→ WHAT IS EXPECTED: Reproduce the listing below from the line with "Recreate this image" to the line with "ax.axis('off')", both lines included, character for character, minus any pictures.

→ MATERIAL FOR THIS TASK:
-- Start --

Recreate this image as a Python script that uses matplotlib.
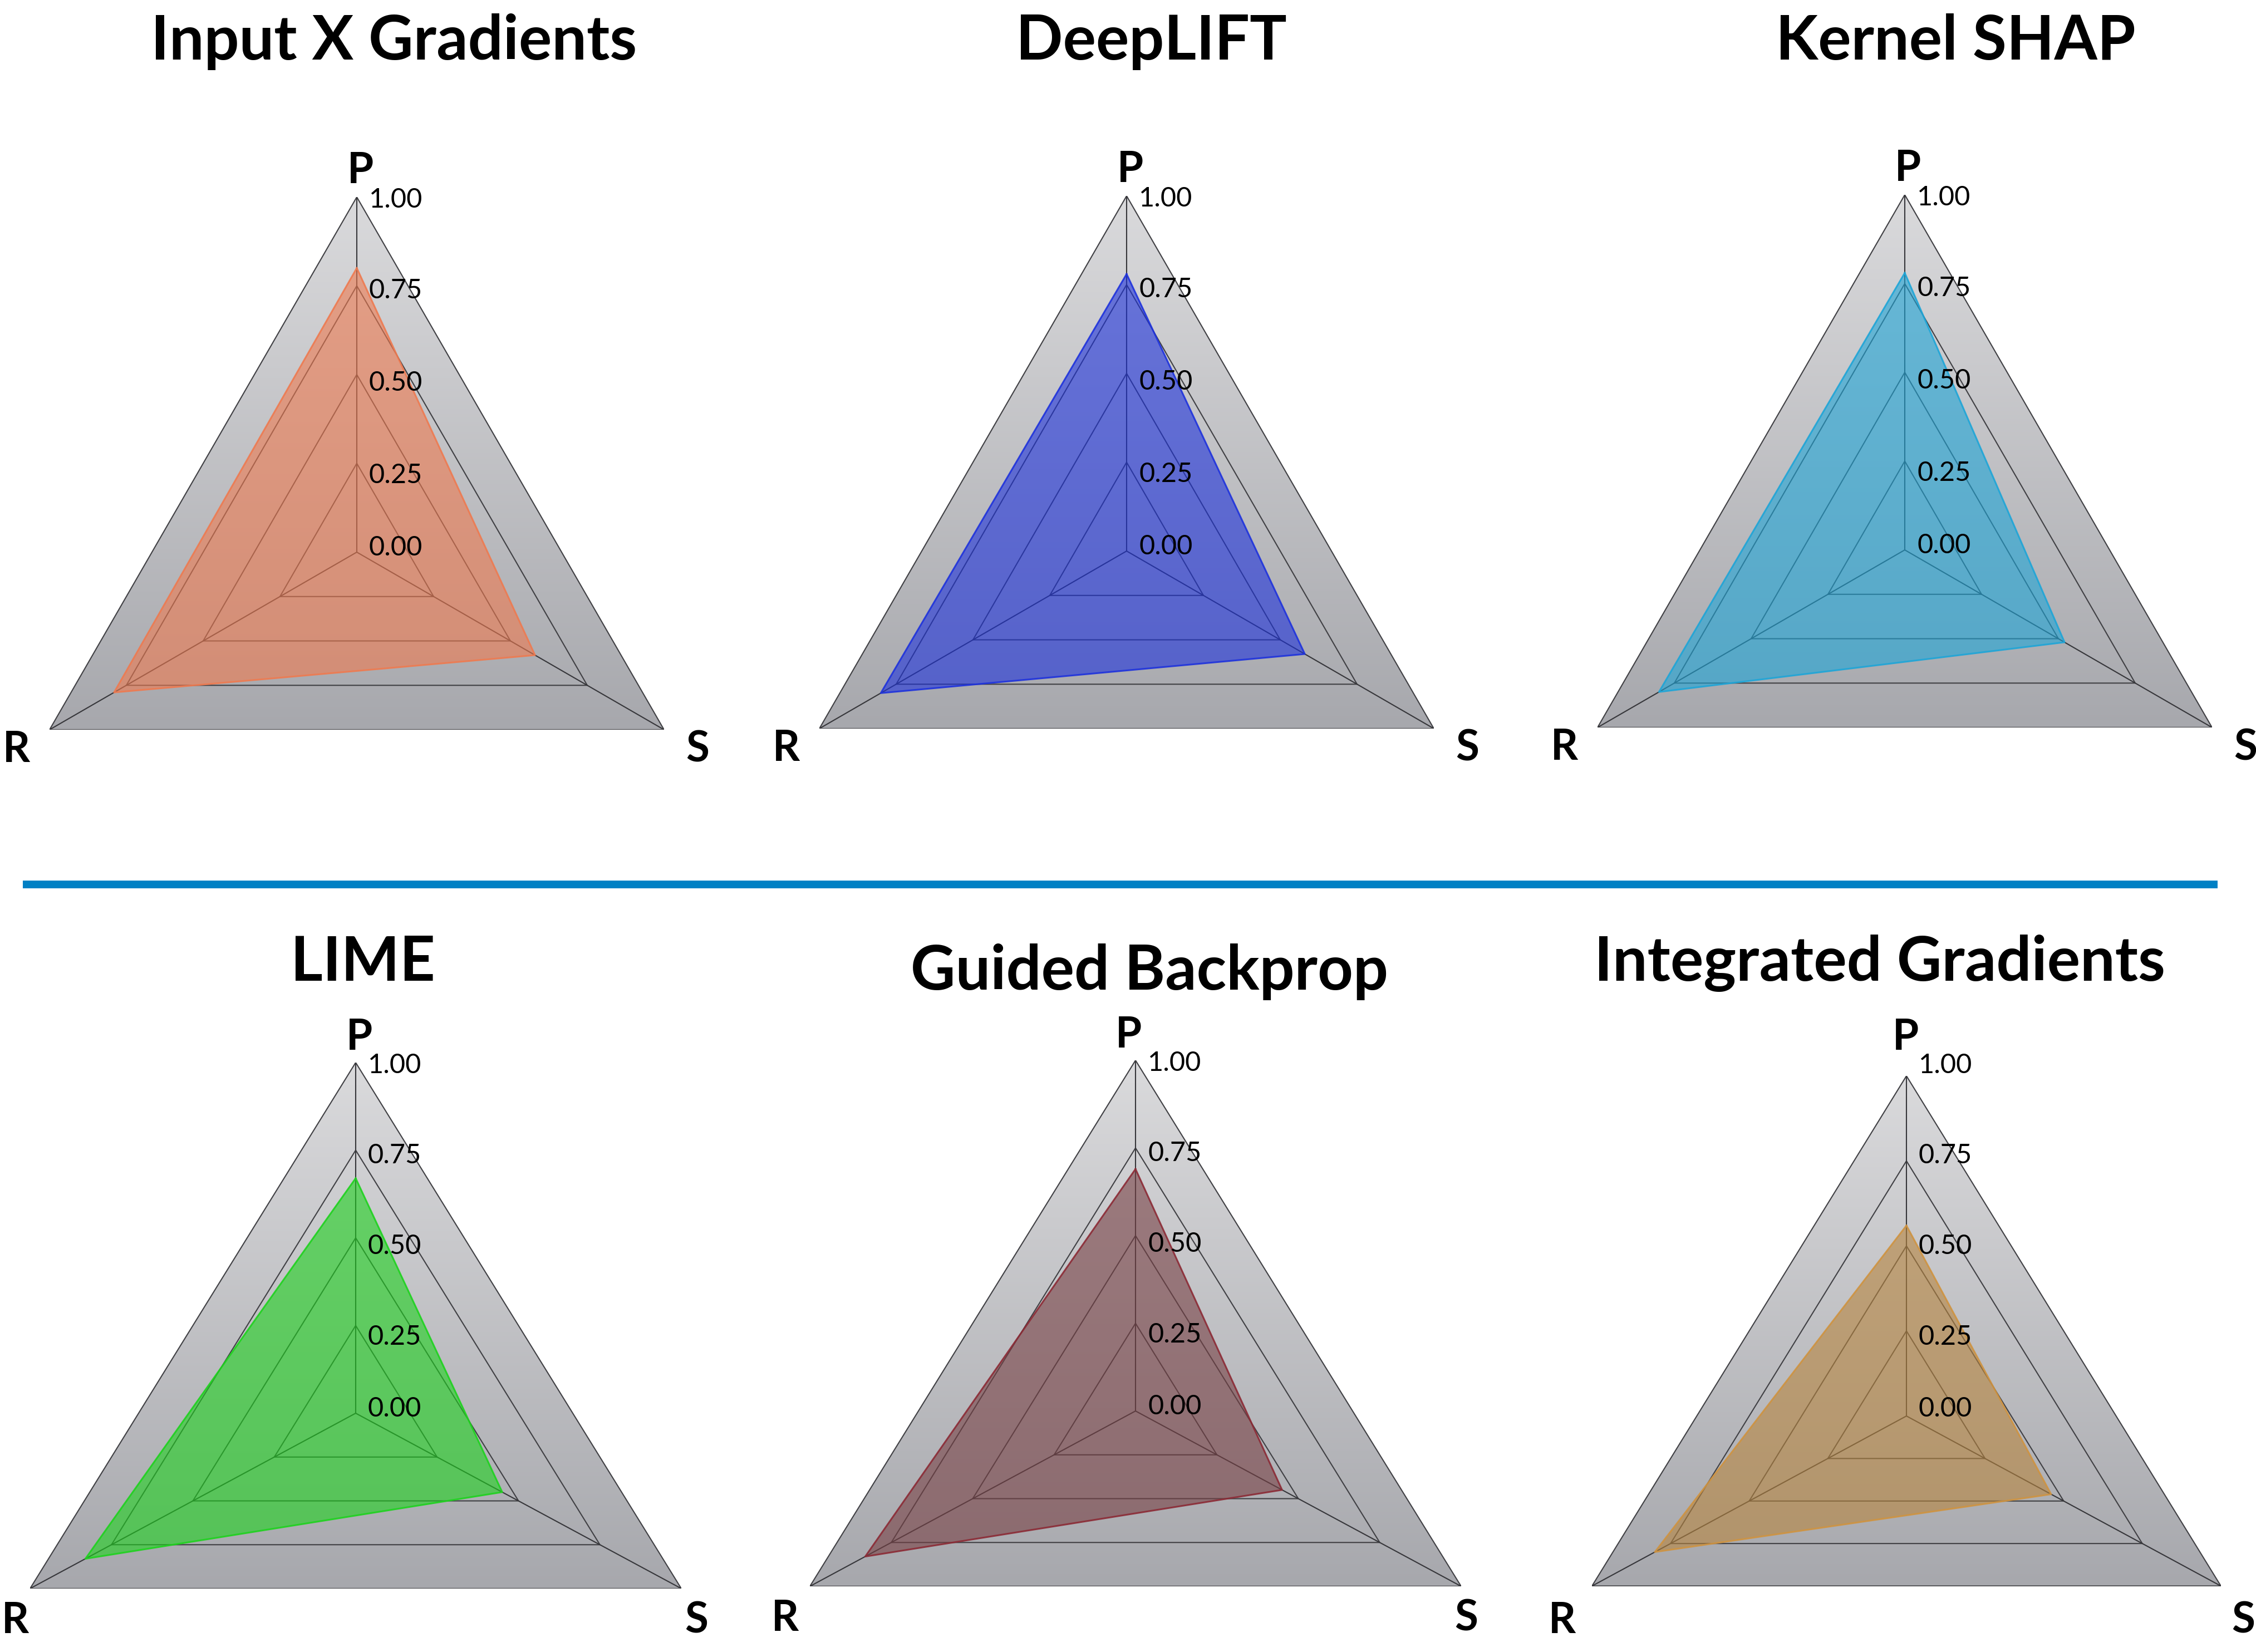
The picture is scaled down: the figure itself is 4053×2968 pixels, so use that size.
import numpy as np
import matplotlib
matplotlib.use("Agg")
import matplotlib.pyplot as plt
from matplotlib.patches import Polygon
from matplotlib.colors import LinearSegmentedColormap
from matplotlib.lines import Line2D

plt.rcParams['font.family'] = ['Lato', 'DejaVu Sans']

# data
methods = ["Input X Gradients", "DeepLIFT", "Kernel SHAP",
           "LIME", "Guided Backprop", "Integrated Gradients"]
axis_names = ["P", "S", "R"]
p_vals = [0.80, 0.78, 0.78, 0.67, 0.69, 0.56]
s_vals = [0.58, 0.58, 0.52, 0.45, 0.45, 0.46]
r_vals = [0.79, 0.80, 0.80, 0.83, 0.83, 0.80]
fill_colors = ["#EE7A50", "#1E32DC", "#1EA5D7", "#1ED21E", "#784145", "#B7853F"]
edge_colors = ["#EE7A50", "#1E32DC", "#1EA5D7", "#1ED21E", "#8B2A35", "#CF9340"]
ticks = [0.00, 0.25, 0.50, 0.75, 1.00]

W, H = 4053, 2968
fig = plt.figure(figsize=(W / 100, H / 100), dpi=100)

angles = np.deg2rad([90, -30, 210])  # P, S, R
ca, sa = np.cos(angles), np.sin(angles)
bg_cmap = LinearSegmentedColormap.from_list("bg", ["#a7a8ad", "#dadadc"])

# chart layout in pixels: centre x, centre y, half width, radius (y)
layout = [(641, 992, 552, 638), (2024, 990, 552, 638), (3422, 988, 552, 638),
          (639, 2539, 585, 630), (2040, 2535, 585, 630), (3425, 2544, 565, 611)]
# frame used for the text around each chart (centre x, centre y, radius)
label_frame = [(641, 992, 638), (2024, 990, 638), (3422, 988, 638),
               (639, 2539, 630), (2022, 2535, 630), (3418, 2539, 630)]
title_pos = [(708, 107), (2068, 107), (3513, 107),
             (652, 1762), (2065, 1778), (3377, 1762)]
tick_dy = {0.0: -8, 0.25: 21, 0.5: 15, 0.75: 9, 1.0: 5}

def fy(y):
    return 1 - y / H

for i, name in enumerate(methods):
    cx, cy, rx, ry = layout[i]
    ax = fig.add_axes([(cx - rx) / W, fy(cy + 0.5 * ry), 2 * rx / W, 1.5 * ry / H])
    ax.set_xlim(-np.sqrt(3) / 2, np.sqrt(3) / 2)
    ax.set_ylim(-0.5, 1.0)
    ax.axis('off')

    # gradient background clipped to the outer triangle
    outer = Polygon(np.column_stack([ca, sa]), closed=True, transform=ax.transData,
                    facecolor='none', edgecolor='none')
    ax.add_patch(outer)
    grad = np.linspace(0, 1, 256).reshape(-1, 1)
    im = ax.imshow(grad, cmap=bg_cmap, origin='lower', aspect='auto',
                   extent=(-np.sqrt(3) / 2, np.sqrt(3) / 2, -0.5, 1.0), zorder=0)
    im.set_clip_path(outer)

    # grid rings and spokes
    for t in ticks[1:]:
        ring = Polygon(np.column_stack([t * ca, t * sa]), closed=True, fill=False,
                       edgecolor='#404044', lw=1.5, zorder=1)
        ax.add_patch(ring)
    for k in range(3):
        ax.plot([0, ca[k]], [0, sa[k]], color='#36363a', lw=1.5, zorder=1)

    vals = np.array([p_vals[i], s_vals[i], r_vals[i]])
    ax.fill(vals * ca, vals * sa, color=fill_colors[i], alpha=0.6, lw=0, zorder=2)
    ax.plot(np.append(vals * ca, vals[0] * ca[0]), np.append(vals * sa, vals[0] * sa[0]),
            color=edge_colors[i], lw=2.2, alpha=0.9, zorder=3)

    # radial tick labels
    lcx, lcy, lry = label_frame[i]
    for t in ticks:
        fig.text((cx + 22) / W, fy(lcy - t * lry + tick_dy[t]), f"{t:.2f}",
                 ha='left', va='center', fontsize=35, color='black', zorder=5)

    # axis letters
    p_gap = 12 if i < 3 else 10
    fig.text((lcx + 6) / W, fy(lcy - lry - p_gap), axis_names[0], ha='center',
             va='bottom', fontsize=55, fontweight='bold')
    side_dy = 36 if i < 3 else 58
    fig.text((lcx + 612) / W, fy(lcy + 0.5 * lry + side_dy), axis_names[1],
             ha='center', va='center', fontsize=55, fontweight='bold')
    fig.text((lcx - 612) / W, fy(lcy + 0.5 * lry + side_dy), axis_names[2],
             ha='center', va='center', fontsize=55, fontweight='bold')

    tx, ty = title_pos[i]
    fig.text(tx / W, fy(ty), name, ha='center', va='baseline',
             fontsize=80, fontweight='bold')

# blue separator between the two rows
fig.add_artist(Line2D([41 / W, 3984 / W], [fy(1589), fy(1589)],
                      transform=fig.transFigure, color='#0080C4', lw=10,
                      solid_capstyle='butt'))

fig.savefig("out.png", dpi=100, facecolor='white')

-- End --
-- Start --

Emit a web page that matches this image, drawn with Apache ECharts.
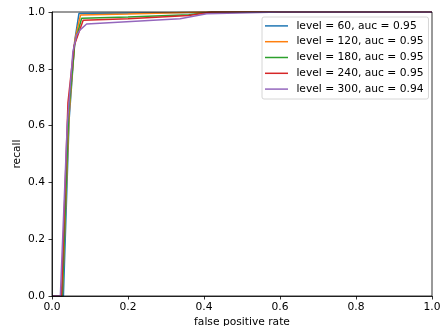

-- End --
-- Start --

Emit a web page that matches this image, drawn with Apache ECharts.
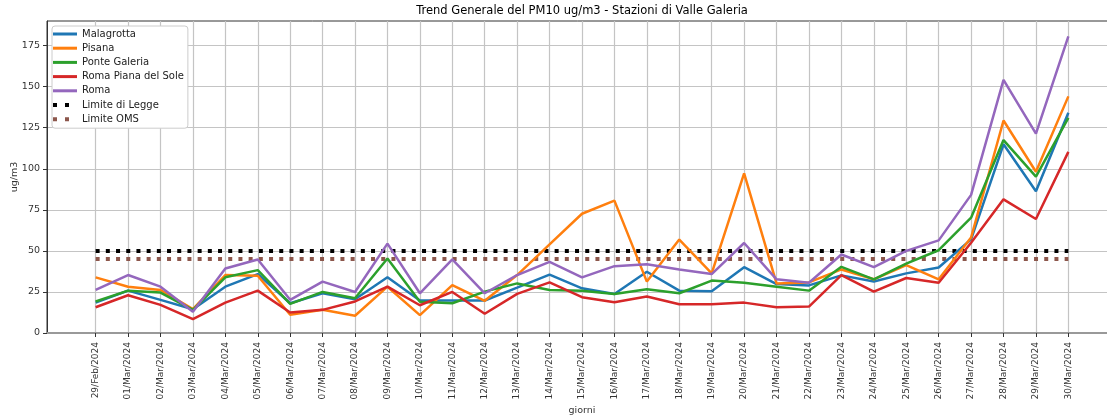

-- End --

→ ANSWER IN FULL:
Recreate this image as a Python script that uses matplotlib.
The picture is scaled down: the figure itself is 4053×2968 pixels, so use that size.
import numpy as np
import matplotlib
matplotlib.use("Agg")
import matplotlib.pyplot as plt
from matplotlib.patches import Polygon
from matplotlib.colors import LinearSegmentedColormap
from matplotlib.lines import Line2D

plt.rcParams['font.family'] = ['Lato', 'DejaVu Sans']

# data
methods = ["Input X Gradients", "DeepLIFT", "Kernel SHAP",
           "LIME", "Guided Backprop", "Integrated Gradients"]
axis_names = ["P", "S", "R"]
p_vals = [0.80, 0.78, 0.78, 0.67, 0.69, 0.56]
s_vals = [0.58, 0.58, 0.52, 0.45, 0.45, 0.46]
r_vals = [0.79, 0.80, 0.80, 0.83, 0.83, 0.80]
fill_colors = ["#EE7A50", "#1E32DC", "#1EA5D7", "#1ED21E", "#784145", "#B7853F"]
edge_colors = ["#EE7A50", "#1E32DC", "#1EA5D7", "#1ED21E", "#8B2A35", "#CF9340"]
ticks = [0.00, 0.25, 0.50, 0.75, 1.00]

W, H = 4053, 2968
fig = plt.figure(figsize=(W / 100, H / 100), dpi=100)

angles = np.deg2rad([90, -30, 210])  # P, S, R
ca, sa = np.cos(angles), np.sin(angles)
bg_cmap = LinearSegmentedColormap.from_list("bg", ["#a7a8ad", "#dadadc"])

# chart layout in pixels: centre x, centre y, half width, radius (y)
layout = [(641, 992, 552, 638), (2024, 990, 552, 638), (3422, 988, 552, 638),
          (639, 2539, 585, 630), (2040, 2535, 585, 630), (3425, 2544, 565, 611)]
# frame used for the text around each chart (centre x, centre y, radius)
label_frame = [(641, 992, 638), (2024, 990, 638), (3422, 988, 638),
               (639, 2539, 630), (2022, 2535, 630), (3418, 2539, 630)]
title_pos = [(708, 107), (2068, 107), (3513, 107),
             (652, 1762), (2065, 1778), (3377, 1762)]
tick_dy = {0.0: -8, 0.25: 21, 0.5: 15, 0.75: 9, 1.0: 5}

def fy(y):
    return 1 - y / H

for i, name in enumerate(methods):
    cx, cy, rx, ry = layout[i]
    ax = fig.add_axes([(cx - rx) / W, fy(cy + 0.5 * ry), 2 * rx / W, 1.5 * ry / H])
    ax.set_xlim(-np.sqrt(3) / 2, np.sqrt(3) / 2)
    ax.set_ylim(-0.5, 1.0)
    ax.axis('off')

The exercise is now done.